Первое . Наступление должно начаться как можно раньше, «прежде чем Америка сможет бросить свои силы на весы борьбы». Не позже конца февраля или самого начала марта. Второе . Удар следует нанести по англичанам. Третье . Местом нанесения удара должна быть Фландрия, где-то в районе Сен-Кантена{916}.
Именно из этих мест было совершено стратегическое отступление к «линии Гинденбурга» годом ранее. Здесь много оставленных окопов, а река Сомма сама зовет выйти к морю, сбросить туда англичан. Названная «Операцией Михель» эта операция была окончательно утверждена Людендорфом 21 января 1918 года. Людендорф лично инспектировал армии, которым предназначалось осуществить «Михель». Гинденбург начертал:
«Атака должна начаться 21 марта. Прорыв первой линии противника в 9 часов 40 минут утра»{917}.
Необходимо было пробить оборону и идти вперед не размышляя о флангах. Постоянной артиллерийской поддержки ожидать не следовало. В движении вперед ориентироваться на самого быстрого, а не на самого медленного{918}.
Германскому командованию удалось дезориентировать западных союзников, имитируя удар на южном участке Западного фронта/ Как мы знаем, подлинный удар готовился севернее — против англичан, в том месте, где они соприкасаются с французским участком фронта. Следовало сокрушить британский фронт на реке Сомме, расправиться с английским экспедиционным корпусом, сокрушить французский фронт на реке Эн и совершить бросок к Парижу.
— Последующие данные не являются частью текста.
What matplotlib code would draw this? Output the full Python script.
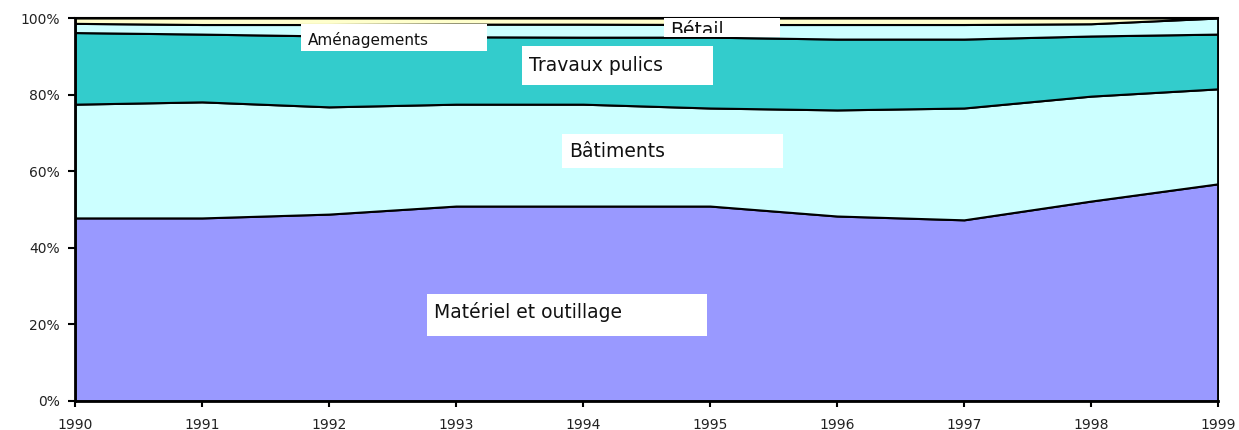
import matplotlib
matplotlib.use("Agg")
import matplotlib.pyplot as plt
from matplotlib.patches import Rectangle

plt.rcParams["font.family"] = ["DejaVu Sans"]

# données (% du total)
annees = [1990, 1991, 1992, 1993, 1994, 1995, 1996, 1997, 1998, 1999]
materiel = [47.8, 47.8, 48.8, 50.9, 50.9, 50.9, 48.3, 47.3, 52.2, 56.7]
batiments = [29.7, 30.3, 28.0, 26.6, 26.6, 25.6, 27.7, 29.2, 27.4, 24.8]
travaux = [18.7, 17.7, 18.5, 17.6, 17.5, 18.5, 18.5, 18.0, 15.7, 14.3]
amenagements = [2.4, 2.5, 3.0, 3.3, 3.4, 3.3, 3.8, 3.8, 3.2, 4.2]
betail = [1.4, 1.7, 1.7, 1.6, 1.6, 1.7, 1.7, 1.7, 1.5, 0.0]

couleurs = ["#9999FF", "#CCFFFF", "#33CCCC", "#CCFFFF", "#FFFFCC"]
yticks = [0, 20, 40, 60, 80, 100]
ytick_labels = ["0%", "20%", "40%", "60%", "80%", "100%"]


def px2x(px):
    return 1990 + (px - 75) / (1218 - 75) * 9


def px2y(py):
    return (401 - py) / (401 - 18) * 100


fig = plt.figure(figsize=(12.39, 4.30), dpi=100)
ax = fig.add_axes([75 / 1239, (430 - 401) / 430, (1218 - 75) / 1239, (401 - 18) / 430])

ax.stackplot(annees, materiel, batiments, travaux, amenagements, betail,
             colors=couleurs, edgecolor="black", linewidth=1.5)

ax.set_xlim(1990, 1999)
ax.set_ylim(0, 100)
ax.set_xticks(annees)
ax.set_xticklabels([str(a) for a in annees], fontsize=10, color="#222222")
ax.set_yticks(yticks)
ax.set_yticklabels(ytick_labels, fontsize=10, color="#222222")
ax.tick_params(axis="y", direction="out", length=5, width=1.5, pad=6)
ax.tick_params(axis="x", direction="out", length=4, width=1.5, pad=8.5)
for s in ["left", "bottom"]:
    ax.spines[s].set_linewidth(2)
ax.spines["right"].set_linewidth(1.2)
ax.spines["top"].set_linewidth(1.5)

# étiquettes dans des cadres blancs (texte, x gauche, x droite, y haut, y bas, base, taille)
etiquettes = [
    ("Aménagements", 301, 487, 24, 51, 44.5, 11),
    ("Travaux pulics", 522, 713, 46, 85, 70.7, 13.5),
    ("Bâtiments", 562, 783, 134, 168, 156.7, 13.5),
    ("Matériel et outillage", 427, 707, 294, 336, 318.3, 13.5),
]
for txt, x0, x1, y0, y1, base, fs in etiquettes:
    ax.add_patch(Rectangle((px2x(x0), px2y(y1)), px2x(x1) - px2x(x0),
                           px2y(y0) - px2y(y1), facecolor="white",
                           edgecolor="none", zorder=5))
    ax.text(px2x(x0 + 7), px2y(base), txt, fontsize=fs,
            va="baseline", ha="left", zorder=6, color="#111111")

# Bétail : texte coupé en bas
ax.add_patch(Rectangle((px2x(664), px2y(37)), px2x(780) - px2x(664),
                       px2y(18) - px2y(37), facecolor="white",
                       edgecolor="none", zorder=5))
clip = Rectangle((px2x(664), px2y(32.5)), px2x(780) - px2x(664),
                 px2y(10) - px2y(32.5), transform=ax.transData)
t = ax.text(px2x(670), px2y(35.8), "Bétail", fontsize=13.5, va="baseline",
            ha="left", zorder=6, color="#111111", clip_on=True)
t.set_clip_path(clip)

fig.savefig("out.png", dpi=100)
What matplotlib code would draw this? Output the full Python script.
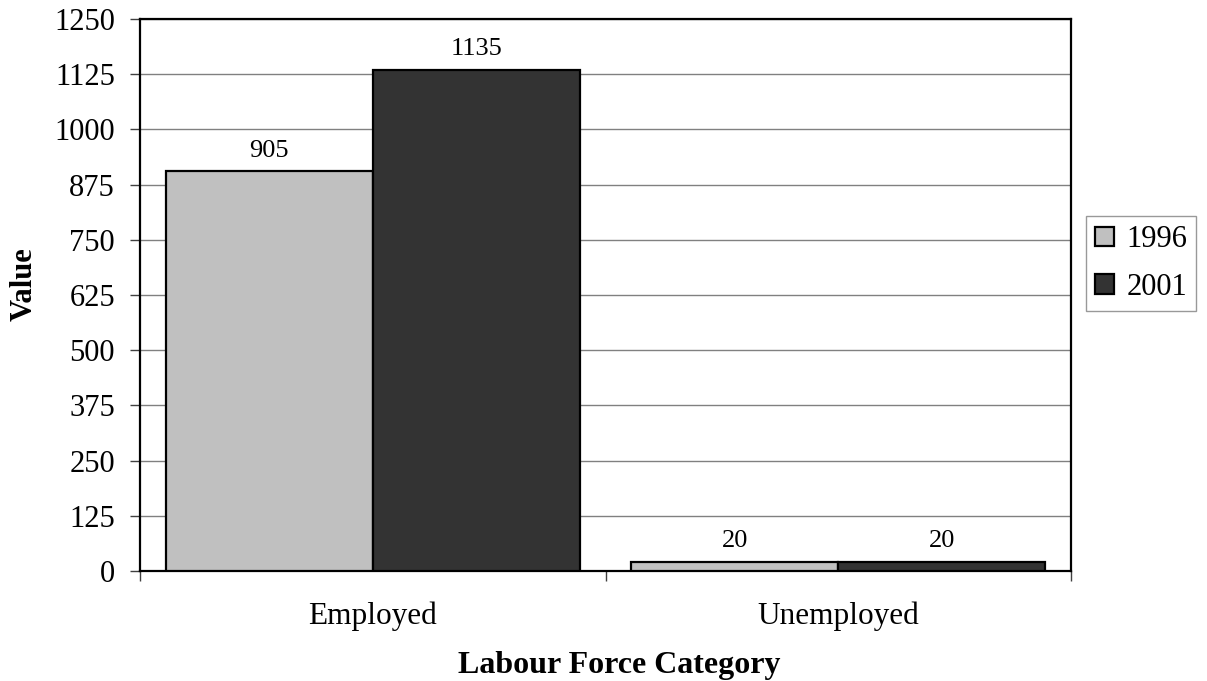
import matplotlib
matplotlib.use("Agg")
import matplotlib.pyplot as plt
import numpy as np

categories = ["Employed", "Unemployed"]
years = ["1996", "2001"]
values_1996 = [905, 20]
values_2001 = [1135, 20]
y_ticks = [0, 125, 250, 375, 500, 625, 750, 875, 1000, 1125, 1250]

plt.rcParams["font.family"] = ["Liberation Serif", "DejaVu Serif"]
FS = 22

fig = plt.figure(figsize=(12.07, 6.81), dpi=100)
ax = fig.add_axes([0.116, 0.1615, 0.7714, 0.8105])

x = np.arange(len(categories))
width = 0.445
colors = ["#C0C0C0", "#333333"]
series = [values_1996, values_2001]

for i, (vals, year, col) in enumerate(zip(series, years, colors)):
    pos = x + (i - 0.5) * width
    bars = ax.bar(pos, vals, width, color=col, edgecolor="black",
                  linewidth=1.6, label=year, zorder=3)
    for b, v in zip(bars, vals):
        ax.annotate(f"{v}", (b.get_x() + b.get_width() / 2, v),
                    xytext=(0, 7), textcoords="offset points",
                    ha="center", va="bottom", fontsize=FS - 3)

ax.set_xlim(-0.5, len(categories) - 0.5)
ax.set_ylim(0, 1250)
ax.set_yticks(y_ticks)
ax.set_yticklabels([str(t) for t in y_ticks], fontsize=FS)
ax.yaxis.grid(True, color="#808080", linewidth=1.0, zorder=0)

ax.set_xticks(x)
ax.set_xticklabels(categories, fontsize=FS + 0.5)
ax.set_xticks(np.arange(-0.5, len(categories)), minor=True)
ax.tick_params(axis="x", which="major", length=0, pad=22)
ax.tick_params(axis="x", which="minor", length=7, width=1, color="#404040")
ax.tick_params(axis="y", length=7, width=1, color="#404040", pad=11)

for s in ax.spines.values():
    s.set_linewidth(1.6)
    s.set_color("black")

ax.set_xlabel("Labour Force Category", fontsize=FS + 1, fontweight="bold")
ax.set_ylabel("Value", fontsize=FS, fontweight="bold")
ax.xaxis.set_label_coords(0.5145, -0.145)
ax.yaxis.set_label_coords(-0.109, 0.52)

leg = fig.legend(loc="upper left", bbox_to_anchor=(1086 / 1207, 1 - 216 / 681),
                 bbox_transform=fig.transFigure, fontsize=FS,
                 frameon=True, fancybox=False, edgecolor="#808080",
                 handlelength=0.62, handleheight=0.62, handletextpad=0.4,
                 borderpad=0.3, labelspacing=0.62, borderaxespad=0)
leg.get_frame().set_linewidth(1.0)

fig.savefig("out.png", dpi=100)
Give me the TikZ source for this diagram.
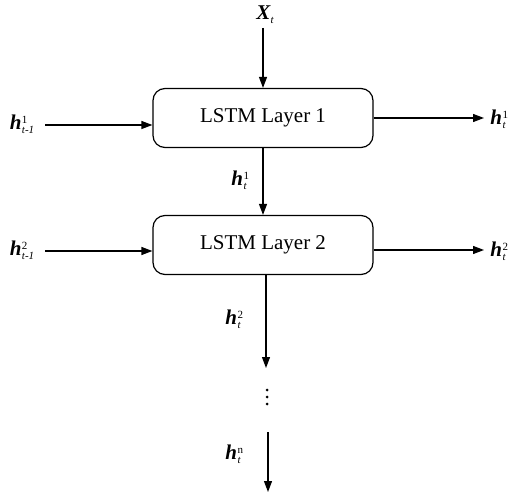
\documentclass[tikz,border=0pt]{standalone}
\usepackage{fontspec}
\setmainfont{Liberation Serif}
\usetikzlibrary{arrows.meta}
\newcommand{\hv}[2]{\textbf{\textit{h}}\kern0.5pt\raisebox{6pt}{\rlap{\fontsize{11}{11}\selectfont #1}}\raisebox{-4pt}{\fontsize{11}{11}\selectfont\itshape #2}}
\begin{document}
\begin{tikzpicture}[x=1pt,y=-1pt,
  layerbox/.style={draw,line width=1.2pt,rounded corners=12pt,minimum width=220pt,minimum height=59pt,inner sep=0pt,font=\fontsize{21}{25}\selectfont},
  lbl/.style={inner sep=0pt,font=\fontsize{21}{25}\selectfont},
  dot/.style={circle,fill,inner sep=0pt,minimum size=3pt},
  conn/.style={line width=1.2pt,-{Triangle[length=11pt,width=8pt]}}]
\useasboundingbox (0,0) rectangle (522,497);
\node[layerbox] (b1) at (263,118) {LSTM Layer 1};
\node[layerbox] (b2) at (263,245) {LSTM Layer 2};
\node[lbl] (x) at (265,15) {\textbf{\textit{X}}\raisebox{-4pt}{\fontsize{11}{11}\selectfont\itshape t}};
\coordinate (xs) at (263,28);
\draw[conn] (xs) -- (xs |- b1.north);
% row 1
\node[lbl] (l1) at (22,124) {\hv{1}{t-1}};
\coordinate (l1s) at (45,125);
\draw[conn] (l1s) -- (l1s -| b1.west);
\coordinate (r1e) at (484,118);
\draw[conn] (b1.east) -- (r1e);
\node[lbl] (r1) at (498,119) {\hv{1}{t}};
% row 2
\node[lbl] (l2) at (22,250) {\hv{2}{t-1}};
\coordinate (l2s) at (45,251);
\draw[conn] (l2s) -- (l2s -| b2.west);
\coordinate (r2e) at (484,250);
\draw[conn] (b2.east |- r2e) -- (r2e);
\node[lbl] (r2) at (498,251) {\hv{2}{t}};
% vertical
\draw[conn] (b1.south) -- (b2.north);
\node[lbl] (m1) at (239,180) {\hv{1}{t}};
\coordinate (d1s) at (266,274);
\coordinate (d1e) at (266,368);
\draw[conn] (d1s) -- (d1e);
\node[lbl] (m2) at (233,319) {\hv{2}{t}};
\node[dot] (dt1) at (267,390) {};
\node[dot] (dt2) at (267,397) {};
\node[dot] (dt3) at (267,404) {};
\coordinate (d2s) at (268,432);
\coordinate (d2e) at (268,492);
\draw[conn] (d2s) -- (d2e);
\node[lbl] (mn) at (233,454) {\hv{n}{t}};
\end{tikzpicture}
\end{document}
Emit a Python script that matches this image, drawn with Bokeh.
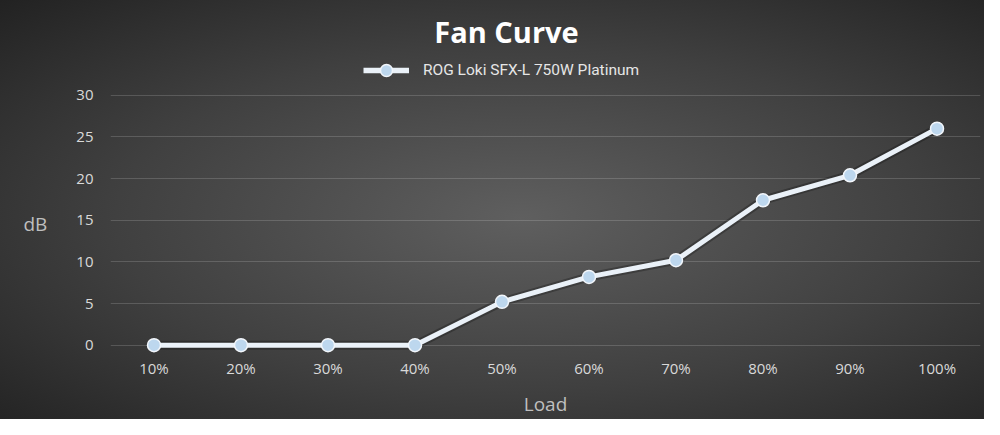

Главной жертвой была избрана самая слабая — пятая армия Хейга, более других пострадавшая во время наступления при Пашендейле и еще не восстановившая свои силы. Напомним, что экспедиционный корпус англичан во Франции насчитывал в 1918 году 615 тысяч человек и больше Хейгу не давали («чтобы не увеличивать потери»). В Англии в качестве резервов было всего 100 тысяч человек{919}. При этом китайцы и прочие призванные рабочие еще не завершили создание линии глубоких окопов для ожидающих своей судьбы англичан.
Март 1918 г. на Западе начался активизацией войны в воздухе. Австрийские самолеты бомбили прекрасные итальянские города, а [489] новые немецкие бомбардировщики «гигант» обрушили смертоносный груз на Лондон, Париж и Неаполь. В воздухе работала не только бомбардировочная авиация. Радиоволны несли активный пропагандистский заряд. Немецкое коротковолновое радио передало отчет о допросе пленных американцев.